Cuatro Migueles han sembrado de gloria la literatura española: Miguel Cervantes, Miguel de Unamuno, Miguel Hernández y Miguel Delibes. Él último acaba de irse a reunirse con los otros tres en el lugar que le corresponde. Vallisoletano de siempre, amigo de su tierra, la familia, la infancia y la caza, nos ha alegrado a muchos la vida con sus novelas, desde La sombra del ciprés es alargada, la primera, hasta El hereje, la última. En todas ellas nos ha dejado el sello de su humanidad y rara es la que no enfrenta la vida del campo a la de la ciudad, la vida sencilla y sin adelantos a la del progreso. En mi eterno homenaje a Delibes (en este blog pueden leerse muestras de mi incondicional admiración por el escritor castellano), quiero destacar un párrafo de la para mí su mejor novela, El camino. Pertenece al último capítulo, cuando Daniel, el Mochelo, tras evocar en los capítulos anteriores la hermosa aventura vivida en su aldea junto con sus amigos Roque, el Moñigo y Germán, el Tiñoso, recapacita sobre el sentido que tiene la vida para él y sobre el camino que le espera en la ciudad donde se hará un hombre de provecho por decisión de su padre. Acaba de morir Germán y su muerte le ha impactado enormemente. He aquí las palabras del narrador omnisciente refiriéndose al sentimiento que experimenta Daniel (alter ego de Delibes en su infancia) al tener que despedirse por la fuerza de su pueblo.
"A Daniel, el Mochuelo, le dolía esta despedida como nunca sospechara. Él no tenía la culpa de ser un sentimental. Ni de que el valle estuviera ligado a él de aquella manera absorbente y dolorosa. No le interesaba el progreso. El progreso, en verdad, no le importaba un ardite. Y, en cambio, le importaban los trenes diminutos en la distancia y los caseríos blancos y los prados y los maizales aparcelados; y la Poza del Inglés, y la gruesa y enloquecida corriente del Chorro; y el corro de bolos; y los tañidos de las campanas parroquiales; y el gato de la Guindilla; y el agrio olor de las encellas sucias; y la formación pausada y solemne y plástica de una boñiga; y el rincón melancólico y salvaje donde su amigo Germán, el Tiñoso, dormía el sueño eterno."
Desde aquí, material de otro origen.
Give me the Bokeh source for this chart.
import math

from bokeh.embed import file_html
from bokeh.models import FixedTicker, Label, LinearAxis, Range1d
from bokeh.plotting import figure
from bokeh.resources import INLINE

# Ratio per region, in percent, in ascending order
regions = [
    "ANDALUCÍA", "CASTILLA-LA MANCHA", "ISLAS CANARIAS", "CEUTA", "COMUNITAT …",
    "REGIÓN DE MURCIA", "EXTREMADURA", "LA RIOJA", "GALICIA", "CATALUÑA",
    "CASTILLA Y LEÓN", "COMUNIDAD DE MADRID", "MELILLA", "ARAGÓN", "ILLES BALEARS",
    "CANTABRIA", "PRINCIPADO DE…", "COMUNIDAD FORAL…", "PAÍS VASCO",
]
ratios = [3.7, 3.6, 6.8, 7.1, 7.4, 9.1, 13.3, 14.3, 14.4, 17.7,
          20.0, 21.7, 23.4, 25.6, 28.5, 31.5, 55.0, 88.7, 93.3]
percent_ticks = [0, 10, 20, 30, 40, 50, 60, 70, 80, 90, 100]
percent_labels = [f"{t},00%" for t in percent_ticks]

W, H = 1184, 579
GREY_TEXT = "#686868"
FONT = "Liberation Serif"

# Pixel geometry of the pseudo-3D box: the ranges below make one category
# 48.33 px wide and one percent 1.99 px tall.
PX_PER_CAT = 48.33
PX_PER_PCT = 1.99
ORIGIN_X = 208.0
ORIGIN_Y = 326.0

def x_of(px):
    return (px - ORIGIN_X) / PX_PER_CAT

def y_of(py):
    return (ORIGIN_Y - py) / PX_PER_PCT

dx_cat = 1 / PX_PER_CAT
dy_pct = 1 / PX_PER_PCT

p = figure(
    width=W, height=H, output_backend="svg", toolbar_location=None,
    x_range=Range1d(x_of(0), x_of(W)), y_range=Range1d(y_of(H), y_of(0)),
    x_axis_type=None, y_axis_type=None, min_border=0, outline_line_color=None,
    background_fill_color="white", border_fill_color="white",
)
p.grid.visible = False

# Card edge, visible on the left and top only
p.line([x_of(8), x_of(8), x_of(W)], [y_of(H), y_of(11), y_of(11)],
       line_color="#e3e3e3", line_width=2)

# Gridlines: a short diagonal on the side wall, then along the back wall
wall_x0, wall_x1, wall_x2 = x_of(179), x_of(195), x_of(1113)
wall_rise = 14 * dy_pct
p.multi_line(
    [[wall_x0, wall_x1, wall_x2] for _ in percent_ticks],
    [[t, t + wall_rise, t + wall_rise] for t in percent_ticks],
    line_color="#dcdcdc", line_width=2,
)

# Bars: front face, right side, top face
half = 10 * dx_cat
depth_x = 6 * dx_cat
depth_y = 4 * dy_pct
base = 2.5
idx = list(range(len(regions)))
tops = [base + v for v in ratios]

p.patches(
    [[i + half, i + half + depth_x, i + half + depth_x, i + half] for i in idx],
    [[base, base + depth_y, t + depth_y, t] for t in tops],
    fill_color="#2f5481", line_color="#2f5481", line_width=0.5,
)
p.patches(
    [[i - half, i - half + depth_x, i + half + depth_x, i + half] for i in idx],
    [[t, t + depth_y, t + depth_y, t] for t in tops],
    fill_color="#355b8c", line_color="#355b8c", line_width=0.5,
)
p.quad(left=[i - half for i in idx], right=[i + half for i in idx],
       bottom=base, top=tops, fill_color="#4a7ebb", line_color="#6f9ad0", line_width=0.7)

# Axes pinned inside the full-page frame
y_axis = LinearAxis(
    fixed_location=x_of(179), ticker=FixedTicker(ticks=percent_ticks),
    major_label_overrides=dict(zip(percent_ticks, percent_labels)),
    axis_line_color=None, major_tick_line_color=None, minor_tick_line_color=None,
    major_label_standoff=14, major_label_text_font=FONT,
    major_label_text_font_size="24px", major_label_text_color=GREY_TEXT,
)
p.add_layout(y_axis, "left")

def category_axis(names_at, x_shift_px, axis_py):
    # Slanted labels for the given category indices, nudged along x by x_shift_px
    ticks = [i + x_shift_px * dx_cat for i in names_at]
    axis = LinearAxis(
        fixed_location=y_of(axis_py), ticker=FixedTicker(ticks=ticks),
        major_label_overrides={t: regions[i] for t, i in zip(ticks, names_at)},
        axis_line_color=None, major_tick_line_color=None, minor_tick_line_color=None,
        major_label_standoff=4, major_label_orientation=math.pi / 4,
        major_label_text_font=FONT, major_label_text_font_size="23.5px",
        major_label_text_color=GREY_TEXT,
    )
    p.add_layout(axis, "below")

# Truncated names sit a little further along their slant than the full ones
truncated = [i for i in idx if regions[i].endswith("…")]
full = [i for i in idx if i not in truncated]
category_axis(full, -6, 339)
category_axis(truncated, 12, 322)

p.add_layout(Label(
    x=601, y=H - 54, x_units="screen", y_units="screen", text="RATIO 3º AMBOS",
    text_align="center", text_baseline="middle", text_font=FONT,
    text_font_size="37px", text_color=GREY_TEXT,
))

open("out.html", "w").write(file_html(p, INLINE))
Es decir, todas las pequeñas cosas que lo habían mantenido ligado a su querido valle, a sus amigos, a los personajes del pueblo, a las pequeñas aventuras vividas allí y que constituían el verdadero sello de la infancia, que desaparecía de golpe ante la inmediatez de incorporarse a la vida de la ciudad para hacerse un hombre de provecho. ¡Cosas que separan tan rotundamente los mundos tan distintos de los niños y de los adultos!
Hasta siempre, Delibes. Gracias por tus sabias palabras.